━━━━━ DATA SECTION
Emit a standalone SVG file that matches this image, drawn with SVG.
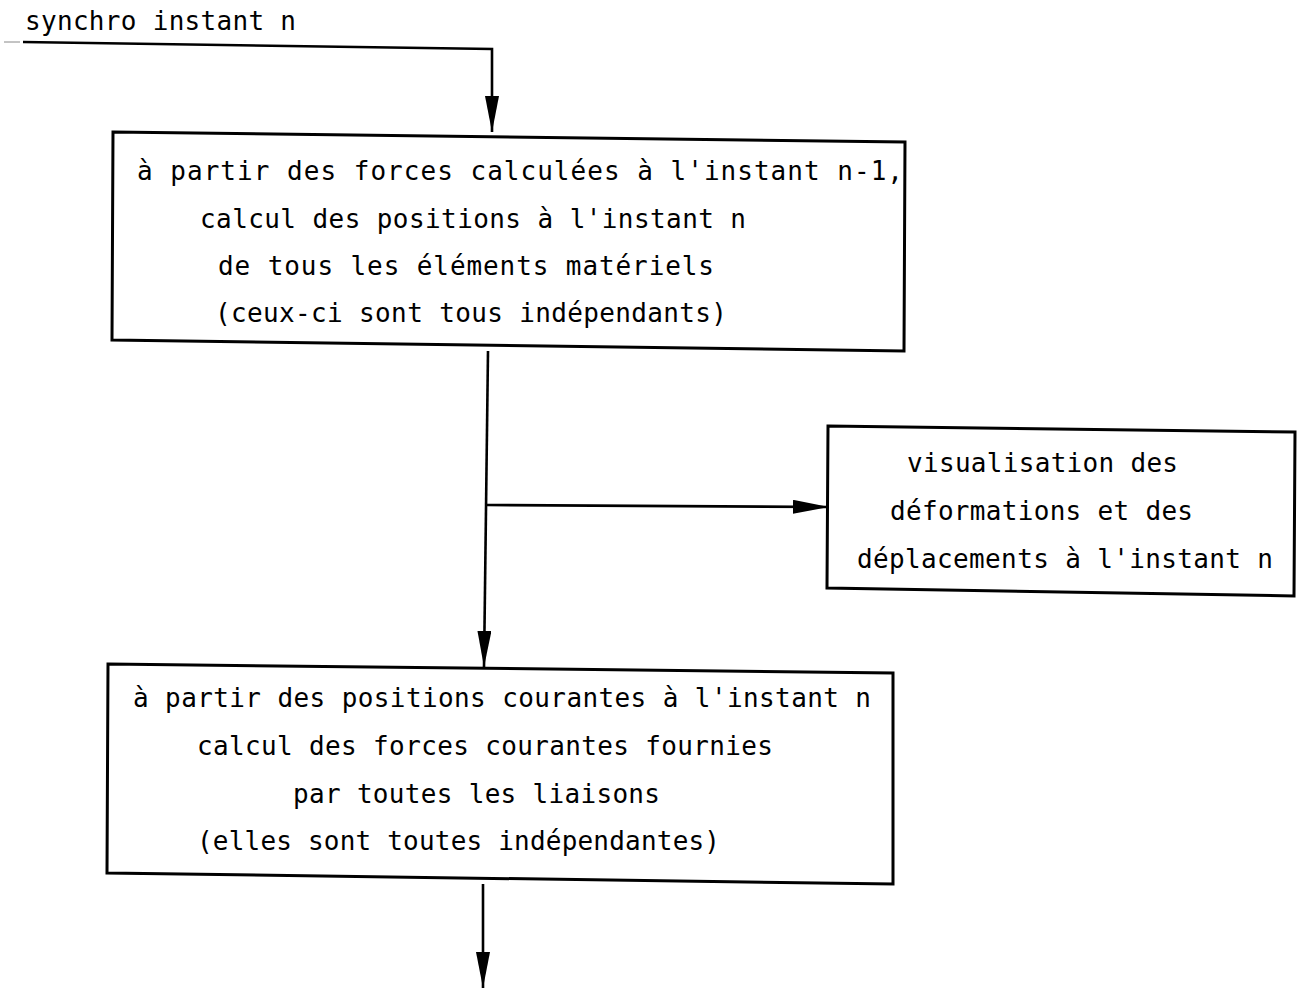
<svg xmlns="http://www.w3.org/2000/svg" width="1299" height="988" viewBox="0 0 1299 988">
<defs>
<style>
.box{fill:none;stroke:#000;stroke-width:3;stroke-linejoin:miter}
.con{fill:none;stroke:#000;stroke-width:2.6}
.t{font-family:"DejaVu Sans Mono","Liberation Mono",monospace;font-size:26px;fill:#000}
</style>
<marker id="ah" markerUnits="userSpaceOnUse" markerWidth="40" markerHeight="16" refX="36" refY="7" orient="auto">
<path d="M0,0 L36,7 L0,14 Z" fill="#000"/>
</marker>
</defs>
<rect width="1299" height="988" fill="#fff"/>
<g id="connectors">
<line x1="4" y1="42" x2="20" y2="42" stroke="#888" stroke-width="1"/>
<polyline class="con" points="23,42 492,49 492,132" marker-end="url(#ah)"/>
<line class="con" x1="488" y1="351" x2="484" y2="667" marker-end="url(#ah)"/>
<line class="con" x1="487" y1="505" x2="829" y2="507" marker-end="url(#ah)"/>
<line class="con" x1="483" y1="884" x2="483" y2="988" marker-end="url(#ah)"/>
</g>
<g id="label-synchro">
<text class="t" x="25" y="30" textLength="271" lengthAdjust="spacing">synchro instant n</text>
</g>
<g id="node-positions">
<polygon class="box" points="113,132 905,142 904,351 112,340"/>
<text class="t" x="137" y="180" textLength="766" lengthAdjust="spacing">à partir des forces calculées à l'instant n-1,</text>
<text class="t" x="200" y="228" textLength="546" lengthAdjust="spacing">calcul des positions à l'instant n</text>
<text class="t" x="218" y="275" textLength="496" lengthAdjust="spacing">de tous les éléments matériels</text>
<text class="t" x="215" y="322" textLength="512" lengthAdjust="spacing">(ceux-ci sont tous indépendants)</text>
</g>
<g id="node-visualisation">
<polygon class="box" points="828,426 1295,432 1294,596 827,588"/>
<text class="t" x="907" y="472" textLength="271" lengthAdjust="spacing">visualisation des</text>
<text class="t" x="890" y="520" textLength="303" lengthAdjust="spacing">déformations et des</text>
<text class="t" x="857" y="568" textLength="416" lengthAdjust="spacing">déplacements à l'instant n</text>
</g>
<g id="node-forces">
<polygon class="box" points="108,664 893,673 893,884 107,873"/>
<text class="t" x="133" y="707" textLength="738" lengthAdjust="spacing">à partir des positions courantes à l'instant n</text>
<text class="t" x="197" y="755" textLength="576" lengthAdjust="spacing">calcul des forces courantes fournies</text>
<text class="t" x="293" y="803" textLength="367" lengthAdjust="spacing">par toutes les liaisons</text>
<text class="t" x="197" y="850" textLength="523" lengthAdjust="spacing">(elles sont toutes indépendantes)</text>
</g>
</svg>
━━━━━━━━━━
━━━━━ DATA SECTION
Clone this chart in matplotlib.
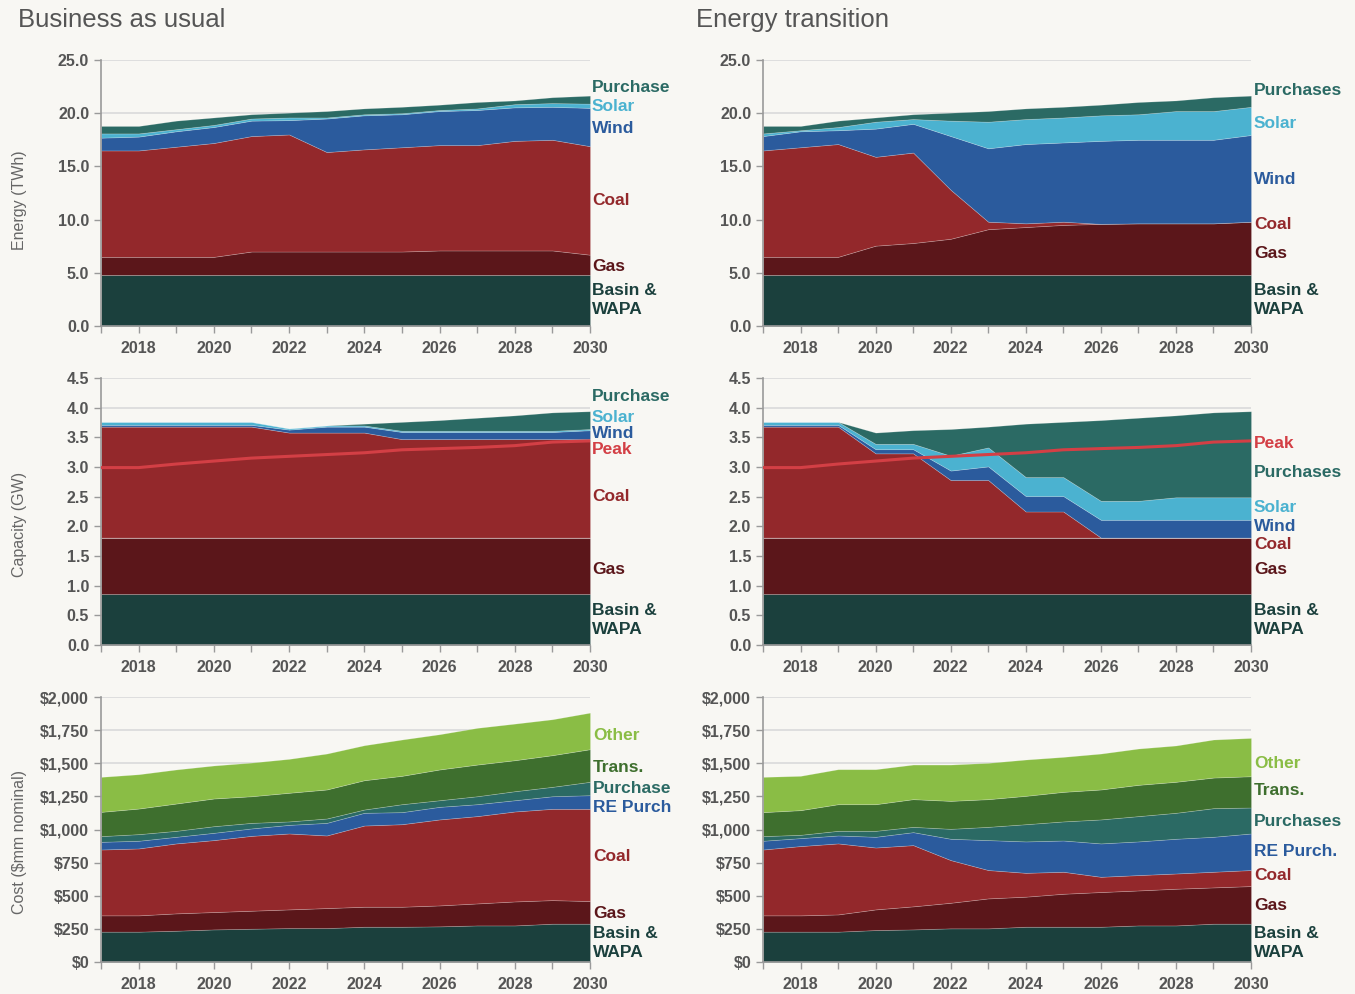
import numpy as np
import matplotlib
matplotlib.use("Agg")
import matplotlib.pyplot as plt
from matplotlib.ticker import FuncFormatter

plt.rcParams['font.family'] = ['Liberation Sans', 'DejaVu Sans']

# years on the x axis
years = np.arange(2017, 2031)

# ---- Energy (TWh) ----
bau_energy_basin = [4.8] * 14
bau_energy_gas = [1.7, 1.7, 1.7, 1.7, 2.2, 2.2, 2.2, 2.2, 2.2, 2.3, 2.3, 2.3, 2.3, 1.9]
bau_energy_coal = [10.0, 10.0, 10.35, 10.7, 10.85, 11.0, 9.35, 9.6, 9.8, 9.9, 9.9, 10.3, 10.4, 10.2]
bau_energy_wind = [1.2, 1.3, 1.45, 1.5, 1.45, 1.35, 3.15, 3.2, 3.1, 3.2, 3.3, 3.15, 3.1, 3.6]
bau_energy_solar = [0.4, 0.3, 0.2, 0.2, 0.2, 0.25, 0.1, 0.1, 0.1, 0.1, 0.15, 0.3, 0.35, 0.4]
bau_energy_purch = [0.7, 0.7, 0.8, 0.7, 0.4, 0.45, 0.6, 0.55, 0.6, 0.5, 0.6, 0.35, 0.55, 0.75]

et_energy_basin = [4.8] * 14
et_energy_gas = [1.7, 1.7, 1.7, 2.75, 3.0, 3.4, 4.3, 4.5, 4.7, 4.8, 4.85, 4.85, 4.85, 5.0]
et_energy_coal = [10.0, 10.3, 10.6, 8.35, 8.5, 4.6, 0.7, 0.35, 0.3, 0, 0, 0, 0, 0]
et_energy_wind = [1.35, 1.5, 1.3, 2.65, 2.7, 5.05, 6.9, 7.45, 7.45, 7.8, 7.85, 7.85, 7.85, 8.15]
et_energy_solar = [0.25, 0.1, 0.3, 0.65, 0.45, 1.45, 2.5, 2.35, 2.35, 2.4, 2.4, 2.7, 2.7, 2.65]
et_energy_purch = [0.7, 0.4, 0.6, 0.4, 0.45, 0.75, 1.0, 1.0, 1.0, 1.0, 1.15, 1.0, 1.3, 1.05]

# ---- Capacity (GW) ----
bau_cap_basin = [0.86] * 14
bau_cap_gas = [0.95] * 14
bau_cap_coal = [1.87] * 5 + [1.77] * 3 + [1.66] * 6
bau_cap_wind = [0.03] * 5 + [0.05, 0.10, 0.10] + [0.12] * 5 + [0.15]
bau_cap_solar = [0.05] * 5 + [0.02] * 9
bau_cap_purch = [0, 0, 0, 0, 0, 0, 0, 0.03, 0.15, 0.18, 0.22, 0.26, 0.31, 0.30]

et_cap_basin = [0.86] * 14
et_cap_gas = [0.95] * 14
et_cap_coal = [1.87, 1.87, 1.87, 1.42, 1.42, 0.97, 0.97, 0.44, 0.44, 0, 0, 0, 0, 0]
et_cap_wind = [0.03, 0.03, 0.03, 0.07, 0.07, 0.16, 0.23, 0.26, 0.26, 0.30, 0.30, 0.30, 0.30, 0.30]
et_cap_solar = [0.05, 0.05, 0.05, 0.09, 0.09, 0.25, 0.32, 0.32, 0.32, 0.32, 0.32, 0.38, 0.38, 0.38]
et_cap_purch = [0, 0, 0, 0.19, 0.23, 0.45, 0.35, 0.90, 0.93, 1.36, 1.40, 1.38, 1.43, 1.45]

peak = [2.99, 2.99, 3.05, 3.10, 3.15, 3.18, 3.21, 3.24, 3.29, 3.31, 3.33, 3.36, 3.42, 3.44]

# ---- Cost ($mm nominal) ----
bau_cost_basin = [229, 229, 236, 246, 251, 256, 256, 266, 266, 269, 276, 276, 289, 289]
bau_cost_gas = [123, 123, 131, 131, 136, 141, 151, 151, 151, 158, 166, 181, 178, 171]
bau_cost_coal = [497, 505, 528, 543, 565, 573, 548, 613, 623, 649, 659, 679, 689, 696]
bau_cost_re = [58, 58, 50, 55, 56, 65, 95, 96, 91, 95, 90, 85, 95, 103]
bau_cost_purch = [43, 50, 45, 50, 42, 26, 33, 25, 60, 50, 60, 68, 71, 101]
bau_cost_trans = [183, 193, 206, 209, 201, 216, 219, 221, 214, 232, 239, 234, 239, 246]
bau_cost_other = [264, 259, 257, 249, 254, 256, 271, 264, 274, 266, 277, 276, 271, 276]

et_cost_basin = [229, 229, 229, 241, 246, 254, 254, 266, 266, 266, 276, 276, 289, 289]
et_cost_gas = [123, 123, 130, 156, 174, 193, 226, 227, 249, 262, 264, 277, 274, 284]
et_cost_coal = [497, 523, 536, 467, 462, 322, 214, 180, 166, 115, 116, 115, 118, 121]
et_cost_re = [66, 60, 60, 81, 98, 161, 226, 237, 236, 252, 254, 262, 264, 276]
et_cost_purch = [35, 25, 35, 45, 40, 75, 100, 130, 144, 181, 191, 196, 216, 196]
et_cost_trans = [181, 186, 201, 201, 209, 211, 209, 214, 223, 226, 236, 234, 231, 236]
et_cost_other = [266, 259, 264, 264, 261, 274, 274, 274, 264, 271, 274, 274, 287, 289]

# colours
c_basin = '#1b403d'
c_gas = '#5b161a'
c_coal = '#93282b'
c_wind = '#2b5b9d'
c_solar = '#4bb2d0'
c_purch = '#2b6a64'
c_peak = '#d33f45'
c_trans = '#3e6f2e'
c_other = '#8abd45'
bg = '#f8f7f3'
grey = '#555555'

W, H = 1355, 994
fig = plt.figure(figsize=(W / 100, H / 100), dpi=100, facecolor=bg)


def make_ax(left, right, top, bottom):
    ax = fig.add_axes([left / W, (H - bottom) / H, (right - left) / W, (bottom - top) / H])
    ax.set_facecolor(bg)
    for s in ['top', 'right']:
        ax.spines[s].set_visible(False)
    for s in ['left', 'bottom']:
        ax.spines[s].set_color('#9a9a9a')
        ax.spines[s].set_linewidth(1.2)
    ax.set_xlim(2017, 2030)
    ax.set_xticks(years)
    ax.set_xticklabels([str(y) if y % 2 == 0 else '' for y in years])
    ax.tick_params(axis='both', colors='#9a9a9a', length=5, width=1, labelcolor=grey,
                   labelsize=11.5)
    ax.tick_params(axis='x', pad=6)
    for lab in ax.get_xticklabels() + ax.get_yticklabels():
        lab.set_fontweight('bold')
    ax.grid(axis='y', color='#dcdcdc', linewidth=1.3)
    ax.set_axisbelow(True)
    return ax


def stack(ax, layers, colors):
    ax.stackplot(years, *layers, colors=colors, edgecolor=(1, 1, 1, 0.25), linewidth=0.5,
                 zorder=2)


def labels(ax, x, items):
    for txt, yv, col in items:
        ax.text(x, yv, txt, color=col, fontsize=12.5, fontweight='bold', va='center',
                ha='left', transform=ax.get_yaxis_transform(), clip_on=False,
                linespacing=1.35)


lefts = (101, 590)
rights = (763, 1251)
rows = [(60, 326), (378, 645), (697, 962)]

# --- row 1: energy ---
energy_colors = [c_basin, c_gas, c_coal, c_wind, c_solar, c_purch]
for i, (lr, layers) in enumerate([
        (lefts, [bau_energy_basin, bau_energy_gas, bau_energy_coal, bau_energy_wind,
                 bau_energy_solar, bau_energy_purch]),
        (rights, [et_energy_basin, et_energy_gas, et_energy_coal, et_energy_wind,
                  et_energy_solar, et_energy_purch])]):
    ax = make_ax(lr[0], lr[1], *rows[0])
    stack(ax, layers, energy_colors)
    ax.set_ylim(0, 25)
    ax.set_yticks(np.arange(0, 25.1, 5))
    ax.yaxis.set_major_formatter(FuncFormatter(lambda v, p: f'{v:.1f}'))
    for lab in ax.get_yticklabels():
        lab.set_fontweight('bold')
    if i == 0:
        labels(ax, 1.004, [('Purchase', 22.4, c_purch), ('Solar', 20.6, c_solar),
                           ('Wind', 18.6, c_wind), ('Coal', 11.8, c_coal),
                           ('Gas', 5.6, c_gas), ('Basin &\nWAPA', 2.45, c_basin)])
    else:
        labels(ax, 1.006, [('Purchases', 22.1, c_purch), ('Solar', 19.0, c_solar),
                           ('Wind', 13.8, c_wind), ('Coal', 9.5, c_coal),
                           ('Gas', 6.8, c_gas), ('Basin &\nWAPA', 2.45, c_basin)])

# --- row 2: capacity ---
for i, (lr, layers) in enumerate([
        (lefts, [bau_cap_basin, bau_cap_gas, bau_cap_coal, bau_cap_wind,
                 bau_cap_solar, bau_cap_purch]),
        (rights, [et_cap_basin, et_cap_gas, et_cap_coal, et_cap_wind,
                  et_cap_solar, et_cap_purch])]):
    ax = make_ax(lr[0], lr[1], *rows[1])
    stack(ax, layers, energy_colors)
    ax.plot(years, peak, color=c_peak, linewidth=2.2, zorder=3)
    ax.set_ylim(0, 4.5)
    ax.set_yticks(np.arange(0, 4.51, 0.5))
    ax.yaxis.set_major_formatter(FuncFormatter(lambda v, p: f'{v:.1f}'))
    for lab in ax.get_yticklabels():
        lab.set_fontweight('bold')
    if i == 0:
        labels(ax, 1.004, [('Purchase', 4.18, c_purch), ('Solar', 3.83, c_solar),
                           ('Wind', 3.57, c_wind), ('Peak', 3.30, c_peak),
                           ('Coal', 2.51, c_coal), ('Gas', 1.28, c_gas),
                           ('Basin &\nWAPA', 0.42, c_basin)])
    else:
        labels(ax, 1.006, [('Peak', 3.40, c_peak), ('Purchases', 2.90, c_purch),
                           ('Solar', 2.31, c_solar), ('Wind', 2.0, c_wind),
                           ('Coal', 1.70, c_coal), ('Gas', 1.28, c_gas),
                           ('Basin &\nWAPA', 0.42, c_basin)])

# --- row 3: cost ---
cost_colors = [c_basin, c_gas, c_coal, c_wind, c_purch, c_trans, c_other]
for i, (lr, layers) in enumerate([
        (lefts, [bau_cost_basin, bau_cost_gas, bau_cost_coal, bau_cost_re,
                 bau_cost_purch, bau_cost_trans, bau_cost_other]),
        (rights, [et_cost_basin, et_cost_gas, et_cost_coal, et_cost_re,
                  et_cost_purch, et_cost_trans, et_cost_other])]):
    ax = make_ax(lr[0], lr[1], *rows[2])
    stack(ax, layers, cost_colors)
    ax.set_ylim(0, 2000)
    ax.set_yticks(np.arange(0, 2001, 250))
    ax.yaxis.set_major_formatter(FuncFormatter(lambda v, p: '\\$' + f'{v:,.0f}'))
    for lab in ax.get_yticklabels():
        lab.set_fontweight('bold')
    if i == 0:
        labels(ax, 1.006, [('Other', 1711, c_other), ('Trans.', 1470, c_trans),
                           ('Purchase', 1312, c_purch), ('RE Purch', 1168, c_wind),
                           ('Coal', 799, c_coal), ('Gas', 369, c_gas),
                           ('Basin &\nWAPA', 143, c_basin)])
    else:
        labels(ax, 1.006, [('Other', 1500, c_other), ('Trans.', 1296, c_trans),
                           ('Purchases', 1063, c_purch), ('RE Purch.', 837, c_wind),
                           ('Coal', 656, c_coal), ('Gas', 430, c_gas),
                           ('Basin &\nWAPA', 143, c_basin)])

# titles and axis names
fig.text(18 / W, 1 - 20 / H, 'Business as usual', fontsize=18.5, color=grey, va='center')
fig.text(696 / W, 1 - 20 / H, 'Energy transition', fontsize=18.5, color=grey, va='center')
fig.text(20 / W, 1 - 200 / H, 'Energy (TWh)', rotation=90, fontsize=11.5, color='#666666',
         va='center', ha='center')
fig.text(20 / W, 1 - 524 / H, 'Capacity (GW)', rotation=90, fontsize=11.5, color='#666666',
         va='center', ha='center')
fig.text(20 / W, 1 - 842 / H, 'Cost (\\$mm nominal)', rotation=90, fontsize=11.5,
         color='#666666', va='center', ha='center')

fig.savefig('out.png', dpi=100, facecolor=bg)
━━━━━━━━━━
━━━━━ DATA SECTION
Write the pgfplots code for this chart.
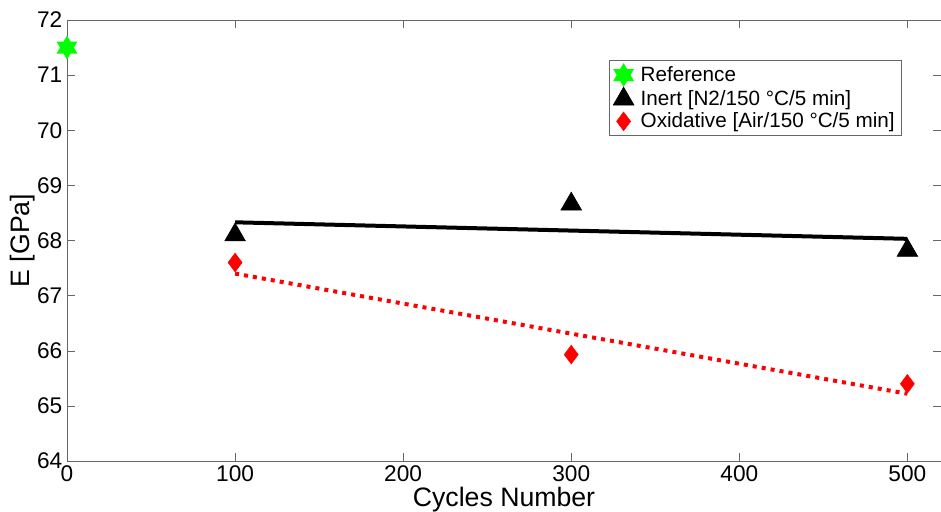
━━━━━━━━━━
### AIM
Give again, exactly as written, only the lines that start at the one with "Clone this chart in matplotlib." and end at the one with "years = np.arange(2017, 2031)", both included. Skip any pictures.

### TASK ANSWER
Clone this chart in matplotlib.
import numpy as np
import matplotlib
matplotlib.use("Agg")
import matplotlib.pyplot as plt
from matplotlib.ticker import FuncFormatter

plt.rcParams['font.family'] = ['Liberation Sans', 'DejaVu Sans']

# years on the x axis
years = np.arange(2017, 2031)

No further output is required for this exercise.